Chicago Board of Trade Market News

Outlook: Corn contracts began the week trading down 4- 5 cents due to improved rain forecasts ensuring that there would be sufficient moisture to meet the final states of a maturing crop. However, that ample moisture turned into excessive moisture in much of the western Corn-Belt. So, weather was not a catalyst to drive feed grain prices either higher or lower. A number of nations are presently shopping around to make sizable purchases of corn, but foreign prices are undercutting the price of U.S. corn at the Gulf. Thus, exports are not situated well to act as a catalyst to drive prices either higher or lower. Nor is domestic demand currently ready to influence prices since the prospect of abundant supplies is creating limited interest in extending coverage. As a result, the December corn contract has spent more than a month is a narrow trading range.

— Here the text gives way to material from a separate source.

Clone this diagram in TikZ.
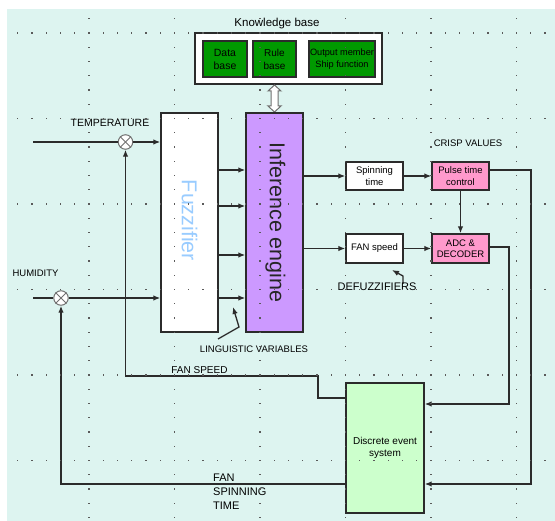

Open interest has been growing as corn as traders have been building sizable offsetting positions in corn contracts this past month. Corn has been able to remain in a narrow range because the two opposing sides are rather evenly balanced. The outlook is that this offsetting condition will not remain indefinite and one side will momentarily give way to allow for a sharp and limited price move. However, giving way and completely capitulating are not the same thing. As a result, the outlook is that volatility in corn contracts is likely to intensify from the present mundane levels going into calendar year 2015, but the prospects are not good during the next quarter for the occurrence of a single decisive move in one direction.